For my family’s last dinner in Japan before returning to Canada, we decided to try a yakiniku chain called Gyu-Kaku. This post is going to read a lot like an advertisement, but I don’t care. Gyu-Kaku is AWESOME.

The closest Gyu-Kaku to Hello House is just north of Mukogaokayuen station, a convenient 5-10 minute walk from Hello House. When we got inside, we instantly smelled delicious meat. The staff literally screamed “irrashaimase” at us. Gyu-Kaku is a yakiniku restaurant, which literally translates to “grilled meat”. All of the tables have a small grill in the middle. The menu, which is also available in English, showed all of the different types and cuts of meat that were available, along with salads and some other uninteresting non meat items.

We placed our first order and received small plates of sliced meat. We all took turns cooking the meat at the table using the tongs, and then dipping the cooked meat into small bowls of sauce at the table. I had eaten yakiniku once before, but this was the first time for my parents and sister. We all loved it! We ordered different types of beef, chicken, pork, and even scallops, and they were all delicious. The only thing that other people were afraid to try was the beef tongue (which was also delicious).

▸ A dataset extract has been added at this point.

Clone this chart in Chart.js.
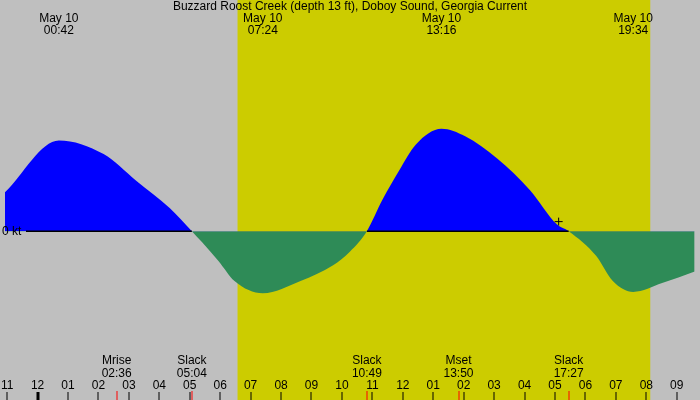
<!DOCTYPE html>
<html>
<head>
<meta charset="utf-8">
<script src="https://cdn.jsdelivr.net/npm/chart.js@4"></script>
<style>
html,body{margin:0;padding:0;background:#bfbfbf;}
</style>
</head>
<body>
<canvas id="tideChart" width="700" height="400"></canvas>
<script>

// current speed (kt), time in hours since midnight May 10
let hours = [-1.07,0.70,2.17,3.24,4.34,5.07,5.40,5.95,6.47,7.40,8.64,9.71,10.26,10.82,11.33,11.88,12.43,13.27,14.05,15.11,16.18,17.06,17.45,18.35,18.90,19.57,20.52,21.59];
let speeds = [0.57,1.33,1.13,0.74,0.34,0,-0.16,-0.44,-0.73,-0.91,-0.73,-0.50,-0.30,0,0.46,0.89,1.27,1.50,1.39,1.06,0.60,0.10,0,-0.36,-0.73,-0.89,-0.76,-0.59];

let title = "Buzzard Roost Creek (depth 13 ft), Doboy Sound, Georgia Current";
let peakTimes = [0.70,7.40,13.27,19.57];
let peakLabels = ["00:42","07:24","13:16","19:34"];
let eventTimes = [2.60,5.07,10.82,13.83,17.45];
let eventNames = ["Mrise","Slack","Slack","Mset","Slack"];
let eventLabels = ["02:36","05:04","10:49","13:50","17:27"];
let floodSpans = [[-1.07,5.07],[10.82,17.45]];
let sunrise = 6.57;
let sunset = 20.13;
let tickHours = [-1,0,1,2,3,4,5,6,7,8,9,10,11,12,13,14,15,16,17,18,19,20,21];
let nowMark = [{x:17.12,y:0.14}];

function hourLabel(h){
let v = ((h%12)+12)%12;
if(v===0) v=12;
return (v<10?"0":"")+v;
}

const drawing = {
id:"drawing",
beforeDatasetsDraw(chart){
const c = chart.ctx, xs = chart.scales.x, ys = chart.scales.y;
c.save();
c.fillStyle = "#bfbfbf";
c.fillRect(0,0,700,400);
c.fillStyle = "#cccc00";
let a = xs.getPixelForValue(sunrise), b = xs.getPixelForValue(sunset);
c.fillRect(a,0,b-a,400);
c.restore();
},
afterDatasetsDraw(chart){
const c = chart.ctx, xs = chart.scales.x, ys = chart.scales.y;
const y0 = ys.getPixelForValue(0);
c.save();
c.strokeStyle = "#000";
c.lineWidth = 1.5;
floodSpans.forEach(s=>{
c.beginPath();
c.moveTo(Math.max(26,xs.getPixelForValue(s[0])),y0);
c.lineTo(xs.getPixelForValue(s[1]),y0);
c.stroke();
});
c.fillStyle = "#000";
c.font = "12px 'Liberation Sans', Arial, sans-serif";
c.textBaseline = "middle";
c.textAlign = "left";
c.fillText("0 kt",2,y0);
c.textAlign = "center";
c.fillText(title,350,7);
peakTimes.forEach((t,i)=>{
let x = xs.getPixelForValue(t);
c.fillText("May 10",x,19);
c.fillText(peakLabels[i],x,31);
});
eventTimes.forEach((t,i)=>{
let x = xs.getPixelForValue(t);
c.fillText(eventNames[i],x,361);
c.fillText(eventLabels[i],x,374);
c.fillStyle = "#f00";
c.fillRect(Math.round(x)-0.5,391,1,9);
c.fillStyle = "#000";
});
tickHours.forEach(h=>{
let x = xs.getPixelForValue(h);
c.fillText(hourLabel(h),x,386);
let w = h===0?3:1;
c.fillRect(Math.round(x)-w/2,392,w,8);
});
c.restore();
}
};

new Chart(
document.getElementById("tideChart"),
{
type:"line",
data:{
datasets:[{
data:hours.map((h,i)=>({x:h,y:speeds[i]})),
borderWidth:0,
pointRadius:0,
cubicInterpolationMode:"monotone",
fill:{target:"origin",above:"#0000ff",below:"#2e8b57"}
},{
data:nowMark,
showLine:false,
pointStyle:"cross",
pointRadius:4,
borderColor:"#000",
borderWidth:1
}]
},
options:{
responsive:false,
animation:false,
devicePixelRatio:1,
layout:{padding:0},
plugins:{legend:{display:false},tooltip:{enabled:false}},
scales:{
x:{type:"linear",min:-1.07,max:21.6,display:false},
y:{min:-2.4,max:3.314,display:false}
}
},
plugins:[drawing]
});

</script>
</body>
</html>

If you have never eaten yakiniku before – do it! It’s amazing! Gyu-Kaku is fairly easy to find and with the English menus it is foreigner friendly.

Yakiniku was a fun choice for my family’s last night in Japan. We all got to try something new, and we talked about our favourite memories of the past week and a half. Since I was trying to extend my time in Japan, this would likely be my last family meal until Christmas. I am happy it was a good one!

(2014 Update) I still try to go to Gyu-Kaku every time I return to Japan. Yum!